Madiun, LENSANUSANTARA.CO.ID – Penangguhan penahanan terhadap enam tersangka kasus pengeroyokan mantan dosen Universitas Muhammadiyah Madiun (UMMAD), Dwi Rizal Hatmoko, menimbulkan kontroversi. Kuasa hukum korban, Prijono, S.H., menduga adanya intervensi dari kalangan internal Muhammadiyah Kota Madiun.
“Ya, mengenai dugaan keterlibatan petinggi PDM Kota Madiun dan petinggi UMMAD, itu memang ada benarnya. Karena keluarnya enam tersangka yang sudah ditetapkan dan ditahan itu mustahil tanpa campur tangan pihak internal,” ujar Prijono, Sabtu (21/6/2025).
Meski menyatakan bahwa pernyataannya masih berupa dugaan, Prijono mengaku banyak kejanggalan dalam proses penangguhan tersebut.
“Saya tidak menuduh, ini dugaan. Tapi kalau tanpa peran mereka, mustahil bisa keluar,” tegasnya.
Waktu dan Alasan Penangguhan Dipertanyakan
Penangguhan yang dilakukan di luar jam kerja juga memunculkan tanda tanya.
“Penangguhan penahanan adalah hak penyidik. Tapi kalau alasannya tidak kuat dan waktunya dini hari, ini bisa menimbulkan kecurigaan. Kenapa tidak dilakukan saat jam kerja?” katanya.
Prijono juga mengkhawatirkan potensi intimidasi kepada para saksi apabila tersangka tidak ditahan selama proses hukum berlangsung.
“Kalau mereka di luar, ada potensi mengatur atau mengintimidasi saksi. Nanti keterangan saksi bisa diatur saat sidang. Ini berbahaya bagi keadilan,” tegasnya.
Lebih lanjut, ia menyoroti dugaan bahwa tersangka tetap bisa bebas keluar masuk tahanan.

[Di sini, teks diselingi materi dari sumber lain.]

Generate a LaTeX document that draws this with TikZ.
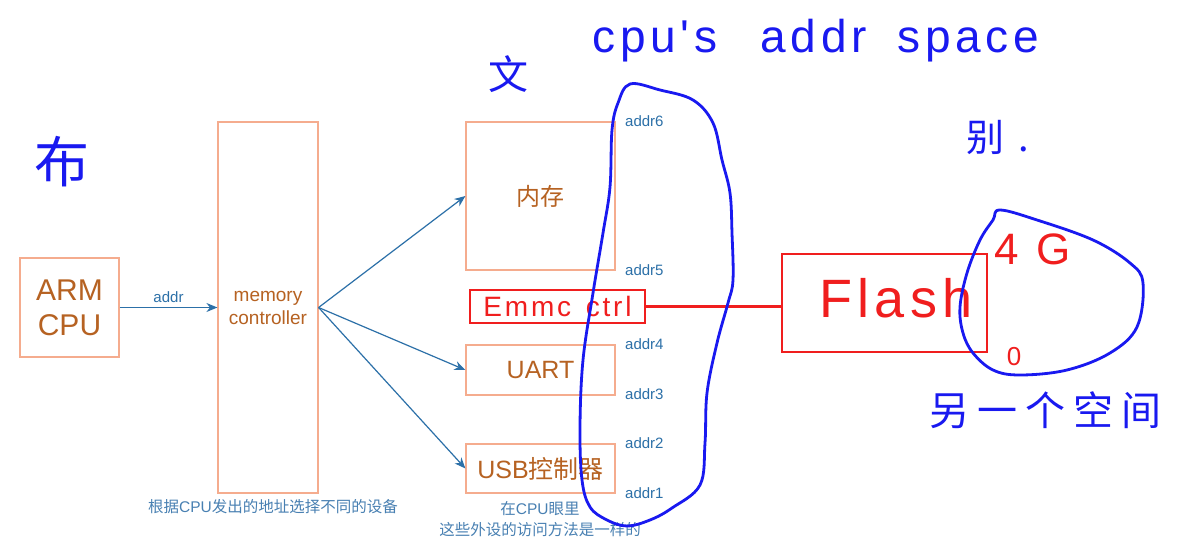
\documentclass[tikz,border=0pt]{standalone}
\usepackage{fontspec}
\setmainfont{Liberation Sans}
\newfontfamily\cjk{Noto Sans CJK SC}
\newfontfamily\handfont[LetterSpace=10]{Liberation Sans}
\newfontfamily\handcjk[LetterSpace=20]{Noto Sans CJK SC}
\usetikzlibrary{arrows.meta}
\definecolor{boxc}{RGB}{245,172,142}
\definecolor{txtc}{RGB}{182,98,34}
\definecolor{addrc}{RGB}{44,112,168}
\definecolor{capc}{RGB}{72,128,178}
\definecolor{penb}{RGB}{25,25,240}
\definecolor{penr}{RGB}{240,30,30}
\tikzset{
  box/.style={draw=boxc, line width=1.2pt, inner sep=0pt, text=txtc, align=center},
  conn/.style={draw=addrc, line width=1.2pt, -{Stealth[length=11pt,width=9pt]}},
  addrlbl/.style={text=addrc, anchor=west, inner sep=0pt, font=\fontsize{15}{18}\selectfont},
  caplbl/.style={text=capc, inner sep=0pt, align=center, font=\fontsize{15.5}{20}\selectfont},
  redbox/.style={draw=penr, line width=2.2pt, inner sep=0pt, text=penr},
  redline/.style={draw=penr, line width=2.2pt},
  bluepen/.style={draw=penb, line width=2.8pt, line join=round, line cap=round},
  bluetext/.style={text=penb, inner sep=0pt},
  redtext/.style={text=penr, inner sep=0pt}
}
\begin{document}
\begin{tikzpicture}[x=1pt, y=-1pt]
\fill[white] (0,0) rectangle (1181,548);
\useasboundingbox (0,0) rectangle (1181,548);

% printed boxes
\node[box, minimum width=99pt, minimum height=99pt, font=\fontsize{30}{35}\selectfont] (arm) at (69.5,307.5) {ARM\\CPU};
\node[box, minimum width=100pt, minimum height=371pt, font=\fontsize{19}{23}\selectfont] (mc) at (268,307.5) {memory\\controller};
\node[box, minimum width=149pt, minimum height=148pt, font=\fontsize{24}{28}\selectfont\cjk] (mem) at (540.5,196) {内存};
\node[box, minimum width=149pt, minimum height=50pt, font=\fontsize{25}{29}\selectfont] (uart) at (540.5,370) {UART};
\node[box, minimum width=149pt, minimum height=49pt, font=\fontsize{25}{29}\selectfont] (usb) at (540.5,468.5) {USB{\cjk 控制器}};

% connectors
\draw[conn] (arm.east) -- node[above=4pt, text=addrc, font=\fontsize{15}{18}\selectfont, inner sep=0pt] (addrlab) {addr} (mc.west);
\draw[conn] (mc.east) -- (mem.west);
\draw[conn] (mc.east) -- (uart.west);
\draw[conn] (mc.east) -- (usb.west);

% address labels
\node[addrlbl] (a6) at (625,121) {addr6};
\node[addrlbl] (a5) at (625,270) {addr5};
\node[addrlbl] (a4) at (625,344) {addr4};
\node[addrlbl] (a3) at (625,394) {addr3};
\node[addrlbl] (a2) at (625,443) {addr2};
\node[addrlbl] (a1) at (625,493) {addr1};

% captions
\node[caplbl] (cap1) at (273,507) {{\cjk 根据}CPU{\cjk 发出的地址选择不同的设备}};
\node[caplbl] (cap2) at (540,509) {{\cjk 在}CPU{\cjk 眼里}};
\node[caplbl] (cap3) at (540,530) {\cjk 这些外设的访问方法是一样的};

% red handwriting
\node[redbox, minimum width=175pt, minimum height=33pt, font=\handfont\fontsize{28}{30}\selectfont] (emmc) at (557.5,306.5) {Emmc\hspace{4pt} ctrl};
\node[redbox, minimum width=205pt, minimum height=98pt] (flash) at (884.5,303) {};
\node[redtext, font=\handfont\fontsize{54}{60}\selectfont] (flashtxt) at (896,298) {Flash};
\draw[redline] (emmc.east) -- (emmc.east -| flash.west);
\node[redtext, font=\handfont\fontsize{44}{48}\selectfont, anchor=west] (g4) at (994,249) {4\hspace{18pt}G};
\node[redtext, font=\fontsize{26}{30}\selectfont] (zero) at (1014,357) {0};

% blue handwriting
\draw[bluepen] plot[smooth cycle, tension=0.6] coordinates {
 (630,84) (660,90) (693,100) (713,123) (722,160) (730,193) (732,233) (733,280)
 (728,303) (717,343) (707,393) (705,443) (700,485) (672,508) (650,520) (627,526)
 (607,520) (590,507) (582,480) (580,427) (583,360) (593,293) (603,233) (610,187)
 (612,130) (618,103)};
\draw[bluepen] plot[smooth cycle, tension=0.6] coordinates {
 (1000,210) (1037,220) (1093,240) (1130,263) (1143,283) (1137,327) (1110,353)
 (1067,370) (1020,375) (993,370) (973,353) (963,333) (960,307) (967,273)
 (980,240) (993,220)};

\node[bluetext, font=\handfont\fontsize{46}{50}\selectfont] (title) at (816,41) {cpu's\ \hspace{26pt}addr\ \hspace{14pt}space};
\node[bluetext, font=\cjk\fontsize{40}{44}\selectfont] (wen) at (508,74) {文};
\node[bluetext, font=\cjk\fontsize{55}{60}\selectfont] (bu) at (62,162) {布};
\node[bluetext, font=\cjk\fontsize{38}{42}\selectfont] (bie) at (998,137) {别\hspace{14pt}.};
\node[bluetext, font=\handcjk\fontsize{40}{44}\selectfont] (other) at (1045,410) {另一个空间};
\end{tikzpicture}
\end{document}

“Ini sudah ditahan kok keluyuran. Pulang ke rumah, dipanggil lalu dipulangkan. Padahal ancamannya lebih dari lima tahun. Ini menimbulkan kekhawatiran dari pihak pelapor,” ungkapnya.
LBH UMMAD Disorot, Etika Profesi Dipertanyakan
Prijono juga mengecam sikap sejumlah pengacara dari LBH UMMAD yang mendatangi korban tanpa konfirmasi lebih dulu.

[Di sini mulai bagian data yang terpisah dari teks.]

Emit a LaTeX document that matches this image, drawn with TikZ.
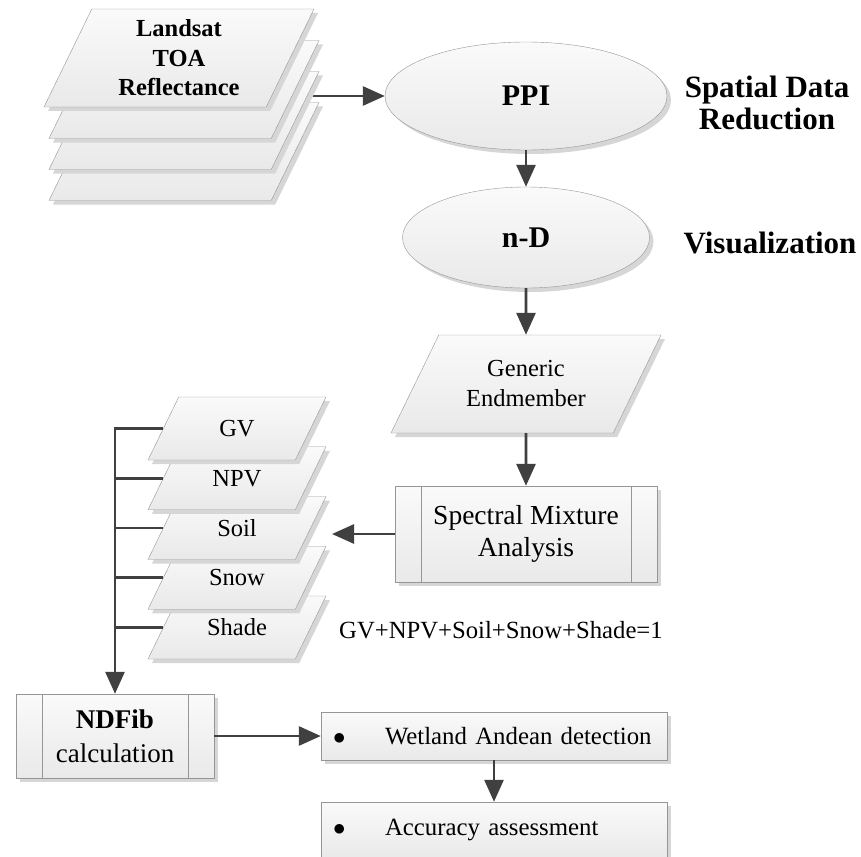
\documentclass[tikz,border=0pt]{standalone}
\usepackage{fontspec}
\setmainfont{Liberation Serif}
\usepackage{tikz}
\usetikzlibrary{shapes.geometric,arrows.meta,positioning,shadows,backgrounds}
\definecolor{linegray}{RGB}{64,64,64}
\definecolor{edgegray}{RGB}{150,150,150}
\definecolor{shadegray}{RGB}{214,214,214}
\definecolor{filltop}{RGB}{250,250,250}
\definecolor{fillbot}{RGB}{233,233,233}
% text block of fixed height, so that the slant of a layer follows its height
\newcommand{\slab}[3]{\parbox[c][#1][c]{#2}{\centering #3}}
\newcommand{\dotitem}{\makebox[52pt][l]{$\bullet$}}

\begin{document}
\begin{tikzpicture}[x=1pt, y=-1pt]
\tikzstyle{box} = [draw=edgegray, top color=filltop, bottom color=fillbot, drop shadow={shadow xshift=4pt, shadow yshift=-4pt, opacity=1, fill=shadegray}, inner sep=0pt, align=center]
\tikzstyle{layer} = [box, trapezium, trapezium left angle=64, trapezium right angle=116, trapezium stretches body]
\tikzstyle{landlayer} = [layer, minimum width=270pt, minimum height=98pt]
\tikzstyle{sublayer} = [layer, minimum width=178pt, minimum height=63pt, font=\fontsize{24.5}{29}\selectfont]
\tikzstyle{oval} = [box, ellipse, font=\bfseries\fontsize{30}{34}\selectfont]
\tikzstyle{subproc} = [box, rectangle, path picture={\draw[edgegray] ([xshift=26pt]path picture bounding box.north west) -- ([xshift=26pt]path picture bounding box.south west) ([xshift=-26pt]path picture bounding box.north east) -- ([xshift=-26pt]path picture bounding box.south east);}]
\tikzstyle{result} = [box, rectangle, minimum width=346pt, text width=322pt, inner xsep=12pt, align=left, font=\fontsize{24.8}{29}\selectfont]
\tikzstyle{heading} = [align=center, font=\bfseries\fontsize{31}{31.5}\selectfont]
\tikzstyle{arrow} = [line width=2.8pt, draw=linegray, -{Triangle[length=22pt,width=19pt]}]
\tikzstyle{bus} = [line width=2.8pt, draw=linegray]

\useasboundingbox (0,0) rectangle (861,856);

% Landsat stack, back to front
\node (land4) [landlayer] at (184,151.5) {\slab{98pt}{140pt}{}};
\node (land3) [landlayer, node distance=31pt, above of=land4] {\slab{98pt}{140pt}{}};
\node (land2) [landlayer, node distance=31pt, above of=land3] {\slab{98pt}{140pt}{}};
\node (land1) [landlayer, font=\bfseries\fontsize{24.5}{29.5}\selectfont] at (179,58) {\slab{98pt}{140pt}{Landsat\\TOA\\Reflectance}};

% main column
\node (PPI) [oval, minimum width=282pt, minimum height=108pt] at (526,96) {PPI};
\node (nD) [oval, minimum width=247pt, minimum height=101pt, node distance=141.5pt, below of=PPI] {n-D};
\node (Generic) [landlayer, font=\fontsize{24.5}{30}\selectfont, node distance=146.5pt, below of=nD] {\slab{98pt}{140pt}{Generic\\Endmember}};
\node (SMA) [subproc, minimum width=262pt, minimum height=96pt, font=\fontsize{27.5}{32}\selectfont, node distance=150pt, below of=Generic] {Spectral Mixture\\Analysis};

\node (sdr) [heading] at (767,103) {Spatial Data\\Reduction};
\node (vis) [heading] at (770,243) {Visualization};

% fraction layers, back to front
\node (Shade) [sublayer] at (237,627.5) {\slab{63pt}{90pt}{Shade}};
\node (Snow) [sublayer, node distance=49.75pt, above of=Shade] {\slab{63pt}{90pt}{Snow}};
\node (Soil) [sublayer, node distance=49.75pt, above of=Snow] {\slab{63pt}{90pt}{Soil}};
\node (NPV) [sublayer, node distance=49.75pt, above of=Soil] {\slab{63pt}{90pt}{NPV}};
\node (GV) [sublayer, node distance=49.75pt, above of=NPV] {\slab{63pt}{90pt}{GV}};

\node (sumrule) [font=\fontsize{24.7}{29}\selectfont] at (501,630) {GV+NPV+Soil+Snow+Shade=1};

% outputs
\node (NDFib) [subproc, minimum width=198pt, minimum height=84pt, font=\fontsize{27}{34}\selectfont] at (115,736) {\textbf{NDFib}\\calculation};
\node (Wetland) [result, minimum height=48pt, node distance=379pt, right of=NDFib] {\dotitem Wetland Andean detection};
\node (Accuracy) [result, minimum height=56pt, node distance=94pt, below of=Wetland] {\dotitem Accuracy assessment};

\coordinate (mixIn) at (332,534);

\draw [arrow] (PPI) -- (nD);
\draw [arrow] (nD) -- (Generic);
\draw [arrow] (Generic) -- (SMA);
\draw [arrow] (SMA) -- (mixIn);

\draw [arrow] (GV.left side) -| (NDFib);
\draw [bus] (NPV.left side) -- (NPV.left side -| NDFib);
\draw [bus] (Soil.left side) -- (Soil.left side -| NDFib);
\draw [bus] (Snow.left side) -- (Snow.left side -| NDFib);
\draw [bus] (Shade.left side) -- (Shade.left side -| NDFib);

\draw [arrow] (NDFib) -- (Wetland);
\draw [arrow] (Wetland) -- (Accuracy);

\begin{scope}[on background layer]
\draw [arrow] (PPI.west -| land3.center) -- (PPI.west);
\end{scope}
\end{tikzpicture}
\end{document}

“Itu pelanggaran kode etik! Kalau saya laporkan bisa dipecat. Sesama advokat kita punya etika. Masa langsung mendatangi klien saya tanpa konfirmasi?” kecamnya.
Menurutnya, tindakan tersebut membuat korban dan keluarga merasa tidak nyaman.

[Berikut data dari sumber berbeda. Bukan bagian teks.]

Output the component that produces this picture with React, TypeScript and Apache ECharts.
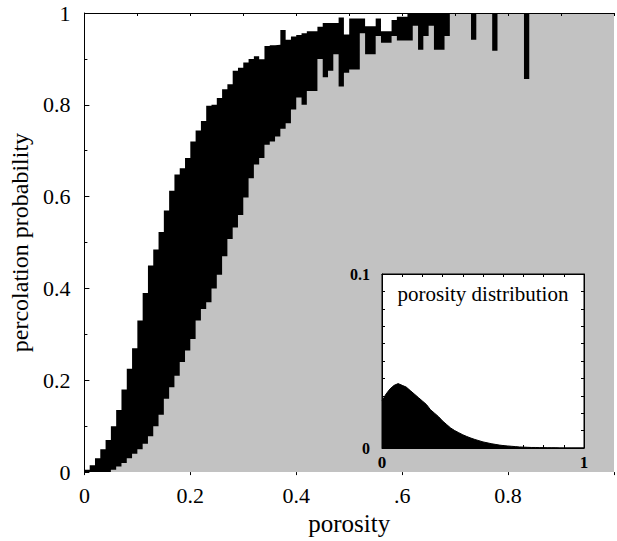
import React, { useEffect, useRef } from "react";
import * as echarts from "echarts";

// bins of width 0.01 starting at porosity k/100
const upperProb = [
  0.005, 0.015, 0.03, 0.05, 0.07, 0.1, 0.135, 0.18, 0.225, 0.27,
  0.33, 0.39, 0.45, 0.485, 0.523, 0.57, 0.613, 0.648, 0.662, 0.684,
  0.72, 0.744, 0.765, 0.798, 0.8, 0.815, 0.834, 0.845, 0.874, 0.881,
  0.892, 0.9, 0.906, 0.899, 0.928, 0.93, 0.931, 0.963, 0.942, 0.949,
  0.952, 0.956, 0.96, 0.96, 0.97, 0.978, 0.978, 0.978, 0.99, 0.953,
  0.988, 0.988, 0.988, 0.971, 0.971, 0.988, 0.96, 0.96, 0.985, 0.992,
  0.992, 1, 1, 1, 1, 1, 1, 1, 1, 1,
  1, 1, 1, 1, 1, 1, 1, 1, 1, 1,
  1, 1, 1, 1, 1, 1, 1, 1, 1, 1,
  1, 1, 1, 1, 1, 1, 1, 1, 1, 1,
];

const lowerProb = [
  0, 0, 0, 0, 0, 0.005, 0.012, 0.02, 0.03, 0.04,
  0.05, 0.062, 0.078, 0.1, 0.125, 0.16, 0.185, 0.21, 0.24, 0.265,
  0.29, 0.33, 0.355, 0.37, 0.4, 0.43, 0.47, 0.508, 0.533, 0.56,
  0.598, 0.64, 0.67, 0.684, 0.713, 0.72, 0.731, 0.748, 0.76, 0.79,
  0.816, 0.8, 0.83, 0.83, 0.9, 0.86, 0.874, 0.91, 0.84, 0.87,
  0.877, 0.877, 0.956, 0.91, 0.91, 0.95, 0.935, 0.935, 0.95, 0.94,
  0.94, 0.94, 0.972, 0.92, 0.95, 0.972, 0.92, 0.92, 0.95, 1,
  1, 1, 1, 0.942, 1, 1, 1, 0.918, 1, 1,
  1, 1, 1, 0.856, 1, 1, 1, 1, 1, 1,
  1, 1, 1, 1, 1, 1, 1, 1, 1, 1,
];

// inset histogram: porosity at 0.02 steps
const histDensity = [
  0.027, 0.031, 0.034, 0.036, 0.037, 0.036, 0.035, 0.033, 0.031, 0.029,
  0.027, 0.025, 0.022, 0.02, 0.018, 0.0155, 0.0135, 0.0115, 0.01, 0.0088,
  0.0076, 0.0066, 0.0057, 0.0049, 0.0042, 0.0035, 0.003, 0.0025, 0.0021, 0.0017,
  0.0014, 0.0012, 0.001, 0.0008, 0.0006, 0.0005, 0.0004, 0.0003, 0.0003, 0.0002,
  0.0002, 0.0001, 0.0001, 0.0001, 0, 0, 0, 0, 0, 0, 0,
];

const xTickLabels: Record<string, string> = { "0": "0", "0.2": "0.2", "0.4": "0.4", "0.6": ".6", "0.8": "0.8" };
const yTickLabels: Record<string, string> = { "0": "0", "0.2": "0.2", "0.4": "0.4", "0.6": "0.6", "0.8": "0.8", "1": "1" };
const insetTitle = "porosity distribution";

const FONT = "'Liberation Serif', 'Times New Roman', serif";

function stepData(vals: number[]) {
  const d: number[][] = vals.map((v, k) => [k / 100, v]);
  d.push([1, vals[vals.length - 1]]);
  return d;
}

function key(v: number) {
  return String(Math.round(v * 10) / 10);
}

export default function App() {
  const ref = useRef<HTMLDivElement>(null);
  useEffect(() => {
    const chart = echarts.init(ref.current!, null, { renderer: "svg" });
    const histData = histDensity.map((v, i) => [i * 0.02, v]);
    chart.setOption({
      animation: false,
      backgroundColor: "#fff",
      grid: [
        { left: 82, top: 13, right: 1, bottom: 63 },
        { left: 382, top: 274, width: 202, height: 174 },
      ],
      xAxis: [
        {
          gridIndex: 0, type: "value", min: 0, max: 1, interval: 0.2, z: 5,
          name: "porosity", nameLocation: "middle", nameGap: 31,
          nameTextStyle: { fontFamily: FONT, fontSize: 25, color: "#000" },
          axisLine: { show: false },
          axisTick: { show: true, inside: false, length: 3, lineStyle: { color: "#000" } },
          splitLine: { show: false },
          axisLabel: {
            fontFamily: FONT, fontSize: 22, color: "#000", margin: 12,
            formatter: (v: number) => xTickLabels[key(v)] ?? "",
          },
        },
        {
          gridIndex: 0, type: "value", min: 0, max: 1, interval: 0.1, position: "top", z: 5,
          axisLine: { show: true, onZero: false, lineStyle: { color: "#000", width: 1 } },
          axisTick: { show: true, inside: true, length: 3, lineStyle: { color: "#000" } },
          axisLabel: { show: false }, splitLine: { show: false },
        },
        {
          gridIndex: 1, type: "value", min: 0, max: 1, interval: 0.1, z: 25,
          axisLine: { show: true, lineStyle: { color: "#000", width: 1 } },
          axisTick: { show: true, inside: true, length: 3, lineStyle: { color: "#000" } },
          splitLine: { show: false },
          axisLabel: {
            fontFamily: FONT, fontSize: 17, fontWeight: "bold", color: "#000", margin: 6,
            formatter: (v: number) => (v === 0 ? "0" : Math.abs(v - 1) < 1e-9 ? "1" : ""),
          },
        },
        {
          gridIndex: 1, type: "value", min: 0, max: 1, interval: 0.1, position: "top", z: 25,
          axisLine: { show: true, onZero: false, lineStyle: { color: "#000", width: 1 } },
          axisTick: { show: true, inside: true, length: 3, lineStyle: { color: "#000" } },
          axisLabel: { show: false }, splitLine: { show: false },
        },
      ],
      yAxis: [
        {
          gridIndex: 0, type: "value", min: 0, max: 1, interval: 0.2, z: 5,
          name: "percolation probability", nameLocation: "middle", nameGap: 46,
          nameTextStyle: { fontFamily: FONT, fontSize: 24, color: "#000" },
          axisLine: { show: true, lineStyle: { color: "#000", width: 1 } },
          axisTick: { show: true, inside: true, length: 5, lineStyle: { color: "#000" } },
          minorTick: { show: true, splitNumber: 2, length: 3, lineStyle: { color: "#000" } },
          splitLine: { show: false },
          axisLabel: {
            fontFamily: FONT, fontSize: 22, color: "#000", margin: 14,
            formatter: (v: number) => yTickLabels[key(v)] ?? "",
          },
        },
        {
          gridIndex: 1, type: "value", min: 0, max: 0.1, interval: 0.01, z: 25,
          axisLine: { show: true, lineStyle: { color: "#000", width: 1 } },
          axisTick: { show: true, inside: true, length: 3, lineStyle: { color: "#000" } },
          splitLine: { show: false },
          axisLabel: {
            fontFamily: FONT, fontSize: 16, fontWeight: "bold", color: "#000", margin: 12,
            formatter: (v: number) => (v === 0 ? "0" : Math.abs(v - 0.1) < 1e-9 ? "0.1" : ""),
          },
        },
        {
          gridIndex: 1, type: "value", min: 0, max: 0.1, interval: 0.01, position: "right", z: 25,
          axisLine: { show: true, onZero: false, lineStyle: { color: "#000", width: 1 } },
          axisTick: { show: true, inside: true, length: 3, lineStyle: { color: "#000" } },
          axisLabel: { show: false }, splitLine: { show: false },
        },
      ],
      graphic: [
        {
          type: "rect", z: 10, silent: true,
          shape: { x: 382, y: 274, width: 202, height: 174 },
          style: { fill: "#fff", stroke: "#000", lineWidth: 1 },
        },
        {
          type: "text", z: 30, silent: true, x: 483, y: 294,
          style: {
            text: insetTitle, fontFamily: FONT, fontSize: 21, fill: "#000",
            textAlign: "center", textVerticalAlign: "middle",
          },
        },
      ],
      series: [
        {
          type: "line", xAxisIndex: 0, yAxisIndex: 0, step: "end", symbol: "none", z: 2,
          data: stepData(upperProb),
          lineStyle: { width: 0 }, areaStyle: { color: "#000", opacity: 1 },
        },
        {
          type: "line", xAxisIndex: 0, yAxisIndex: 0, step: "end", symbol: "none", z: 3,
          data: stepData(lowerProb),
          lineStyle: { width: 0 }, areaStyle: { color: "#c2c2c2", opacity: 1 },
        },
        {
          type: "line", xAxisIndex: 2, yAxisIndex: 1, symbol: "none", z: 20,
          data: histData,
          lineStyle: { width: 1, color: "#000" }, areaStyle: { color: "#000", opacity: 1 },
        },
      ],
    });
    return () => chart.dispose();
  }, []);
  return (
    <div
      ref={ref}
      style={{ position: "fixed", left: 0, top: 0, width: 617, height: 541 }}
    />
  );
}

“Itu membuat korban tertekan. Jangan karena beda posisi lantas mengabaikan etika profesi. Peganglah kode etik itu baik-baik,” tegasnya.
Muhammadiyah Jatim Minta Etika dan Independensi Dijaga
Ketua Pimpinan Daerah Muhammadiyah (PDM) Kota Madiun, Sutomo, belum memberikan keterangan atas dugaan campur tangan institusinya.
Sementara itu, tanggapan datang dari Dr. Mahmud Rifa’i, Wakil Ketua PDM Kabupaten Madiun sekaligus Wakil Sekretaris Bidang Hukum, HAM, dan Advokasi PWPM Jawa Timur.
“Biarlah hukum berproses, jangan ada intervensi dari pihak pimpinan institusi di mana salah satu pelaku/tersangka sebagai bagian dari anggotanya, justru itu akan merusak marwah Persyarikatan Muhammadiyah,” tegas Mahmud.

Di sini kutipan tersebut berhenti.